The elections are to be held in stages in coming months, with the first to take place in the West Bank town of Jericho by late August.

The Cabinet said an Israeli troop withdrawal from Palestinian population centers is not a prerequisite for the local vote, removing an obstacle that has thwarted elections previously.

However, Palestinian Prime Minister Ahmed Qureia reiterated that legislative and presidential elections could take place only after Israeli troops leave. He said a June deadline set by his government is unrealistic.

Mr. Qureia said he instead will ask the ‘Quartet’ of Mideast mediators — the United States, Russia, the United Nations and the European Union — to propose a date, apparently to prod Israel to withdraw troops and remove roadblocks.

He said he would raise the idea in a meeting with National Security Adviser Condoleezza Rice in Berlin next week.

Elections are needed to counter Israeli Prime Minister Ariel Sharon’s contention that he does not have a Palestinian negotiating partner, Mr. Qureia said.

“We cannot set a date because of the occupation,” Mr. Qureia said after the Cabinet meeting. “We will call on the Quartet to suggest or propose a new date so we can put an end to [people saying] there … is no partner” for peace.

Mr. Sharon has been pushing for a unilateral withdrawal from Gaza and four West Bank settlements, saying he does not have a Palestinian partner because the Palestinian Authority is not arresting militant groups responsible for deadly attacks on Israelis.

His plan, which was rejected by his Likud Party, irked Palestinians, who fear that Israel is trying to impose a border and grab large chunks of the West Bank.

The Palestinians held their only general elections in 1996 as part of an interim peace deal with Israel. Mr. Arafat was overwhelmingly elected Palestinian Authority president, and his Fatah movement won a majority in the 88-member parliament.

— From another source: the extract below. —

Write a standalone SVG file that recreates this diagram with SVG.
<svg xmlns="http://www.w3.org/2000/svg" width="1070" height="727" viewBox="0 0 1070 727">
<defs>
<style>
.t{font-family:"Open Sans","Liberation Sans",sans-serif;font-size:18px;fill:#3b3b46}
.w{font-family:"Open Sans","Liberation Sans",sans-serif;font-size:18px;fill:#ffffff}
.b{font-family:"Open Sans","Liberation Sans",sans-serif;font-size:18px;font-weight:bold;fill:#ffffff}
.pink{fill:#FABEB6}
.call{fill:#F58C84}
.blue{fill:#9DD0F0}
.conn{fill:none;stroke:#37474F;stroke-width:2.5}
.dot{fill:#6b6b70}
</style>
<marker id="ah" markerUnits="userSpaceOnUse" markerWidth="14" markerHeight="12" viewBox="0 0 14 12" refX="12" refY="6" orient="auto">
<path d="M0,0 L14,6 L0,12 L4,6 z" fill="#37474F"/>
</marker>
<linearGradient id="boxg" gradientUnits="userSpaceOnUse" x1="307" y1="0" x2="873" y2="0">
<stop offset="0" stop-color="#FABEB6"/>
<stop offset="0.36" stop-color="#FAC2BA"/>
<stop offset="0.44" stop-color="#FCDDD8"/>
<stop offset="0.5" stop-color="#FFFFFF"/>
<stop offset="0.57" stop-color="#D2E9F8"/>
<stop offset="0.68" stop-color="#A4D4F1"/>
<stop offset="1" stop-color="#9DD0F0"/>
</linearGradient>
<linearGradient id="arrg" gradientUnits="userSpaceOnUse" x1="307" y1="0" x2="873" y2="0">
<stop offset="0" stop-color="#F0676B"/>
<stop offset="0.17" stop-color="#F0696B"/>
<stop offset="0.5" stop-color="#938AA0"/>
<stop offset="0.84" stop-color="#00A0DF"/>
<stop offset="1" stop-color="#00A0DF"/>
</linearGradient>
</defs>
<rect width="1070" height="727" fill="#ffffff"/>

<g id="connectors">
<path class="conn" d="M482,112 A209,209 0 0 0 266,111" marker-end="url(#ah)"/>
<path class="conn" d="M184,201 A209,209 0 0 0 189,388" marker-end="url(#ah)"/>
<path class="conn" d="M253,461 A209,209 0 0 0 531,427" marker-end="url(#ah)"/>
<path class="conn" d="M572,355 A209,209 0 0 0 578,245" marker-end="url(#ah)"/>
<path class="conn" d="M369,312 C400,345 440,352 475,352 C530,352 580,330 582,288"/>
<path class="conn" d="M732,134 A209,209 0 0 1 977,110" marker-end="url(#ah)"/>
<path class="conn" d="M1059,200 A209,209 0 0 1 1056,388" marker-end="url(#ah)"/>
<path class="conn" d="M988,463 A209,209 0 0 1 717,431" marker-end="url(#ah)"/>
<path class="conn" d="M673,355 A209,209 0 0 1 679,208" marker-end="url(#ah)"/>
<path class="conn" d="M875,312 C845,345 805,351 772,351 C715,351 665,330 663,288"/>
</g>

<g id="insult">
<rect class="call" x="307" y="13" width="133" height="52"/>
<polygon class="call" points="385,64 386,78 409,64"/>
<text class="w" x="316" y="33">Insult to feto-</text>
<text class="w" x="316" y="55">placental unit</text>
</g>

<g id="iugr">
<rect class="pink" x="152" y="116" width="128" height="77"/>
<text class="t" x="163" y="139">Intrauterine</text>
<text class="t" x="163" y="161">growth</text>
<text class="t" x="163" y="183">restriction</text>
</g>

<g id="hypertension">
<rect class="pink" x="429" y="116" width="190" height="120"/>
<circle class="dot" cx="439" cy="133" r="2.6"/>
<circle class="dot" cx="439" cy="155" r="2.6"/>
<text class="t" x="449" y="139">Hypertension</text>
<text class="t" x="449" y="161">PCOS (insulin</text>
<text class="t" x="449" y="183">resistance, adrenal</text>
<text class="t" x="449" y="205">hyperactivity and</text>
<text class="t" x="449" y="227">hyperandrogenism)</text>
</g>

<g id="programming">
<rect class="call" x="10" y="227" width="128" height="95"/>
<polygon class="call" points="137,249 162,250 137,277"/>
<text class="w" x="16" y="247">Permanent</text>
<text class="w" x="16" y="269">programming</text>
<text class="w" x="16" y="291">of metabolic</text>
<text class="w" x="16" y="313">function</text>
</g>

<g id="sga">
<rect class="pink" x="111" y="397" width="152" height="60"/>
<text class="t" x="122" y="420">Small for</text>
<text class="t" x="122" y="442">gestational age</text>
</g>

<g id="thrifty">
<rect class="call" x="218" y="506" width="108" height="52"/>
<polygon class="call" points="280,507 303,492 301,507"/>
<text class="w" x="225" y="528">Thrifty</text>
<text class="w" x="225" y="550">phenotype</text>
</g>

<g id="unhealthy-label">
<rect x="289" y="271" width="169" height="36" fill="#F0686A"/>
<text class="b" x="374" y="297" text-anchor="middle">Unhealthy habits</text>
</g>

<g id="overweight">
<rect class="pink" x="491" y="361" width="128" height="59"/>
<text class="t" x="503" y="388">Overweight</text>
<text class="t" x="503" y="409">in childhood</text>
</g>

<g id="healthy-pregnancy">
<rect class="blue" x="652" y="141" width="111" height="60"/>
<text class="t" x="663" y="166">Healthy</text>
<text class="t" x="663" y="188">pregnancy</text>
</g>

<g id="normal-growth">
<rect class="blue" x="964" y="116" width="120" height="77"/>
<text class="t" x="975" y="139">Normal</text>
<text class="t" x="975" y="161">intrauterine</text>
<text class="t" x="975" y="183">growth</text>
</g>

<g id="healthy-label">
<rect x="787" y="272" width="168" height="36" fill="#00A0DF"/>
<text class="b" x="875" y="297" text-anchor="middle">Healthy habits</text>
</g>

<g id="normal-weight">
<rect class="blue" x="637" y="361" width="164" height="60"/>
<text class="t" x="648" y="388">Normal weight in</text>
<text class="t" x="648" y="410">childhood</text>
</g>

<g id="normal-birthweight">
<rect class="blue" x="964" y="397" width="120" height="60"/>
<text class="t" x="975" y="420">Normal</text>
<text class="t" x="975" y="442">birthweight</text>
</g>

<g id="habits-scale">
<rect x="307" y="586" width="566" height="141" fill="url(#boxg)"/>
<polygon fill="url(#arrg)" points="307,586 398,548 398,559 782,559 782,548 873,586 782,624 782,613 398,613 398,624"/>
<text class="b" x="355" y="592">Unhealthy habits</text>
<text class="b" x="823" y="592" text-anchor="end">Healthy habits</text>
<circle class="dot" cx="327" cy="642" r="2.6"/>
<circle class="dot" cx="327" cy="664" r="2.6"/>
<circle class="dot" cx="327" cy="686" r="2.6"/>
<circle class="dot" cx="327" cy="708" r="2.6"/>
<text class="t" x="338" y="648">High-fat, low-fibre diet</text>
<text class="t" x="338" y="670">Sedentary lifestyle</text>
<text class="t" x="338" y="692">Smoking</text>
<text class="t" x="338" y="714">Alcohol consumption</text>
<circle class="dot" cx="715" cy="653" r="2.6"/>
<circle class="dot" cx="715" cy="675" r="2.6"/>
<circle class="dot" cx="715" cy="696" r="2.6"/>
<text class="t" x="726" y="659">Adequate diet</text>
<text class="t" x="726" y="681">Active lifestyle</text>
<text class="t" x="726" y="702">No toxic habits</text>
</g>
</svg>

Israeli and U.S. efforts to sideline Mr. Arafat have only contributed to his continued appeal to many Palestinians, who also consider him a unifying force and fear that his ouster could unleash bloody factional fighting.

Israeli officials said they do not expect local elections to contribute to Palestinian reforms as long as Mr. Arafat controls the government.

Municipal elections were last held in the West Bank in 1976, under Israeli military rule, and there has not been a local vote in Gaza in more than four decades.

Since the creation of the Palestinian Authority in 1994, mayors have been appointed, usually Fatah stalwarts loyal to Mr. Arafat.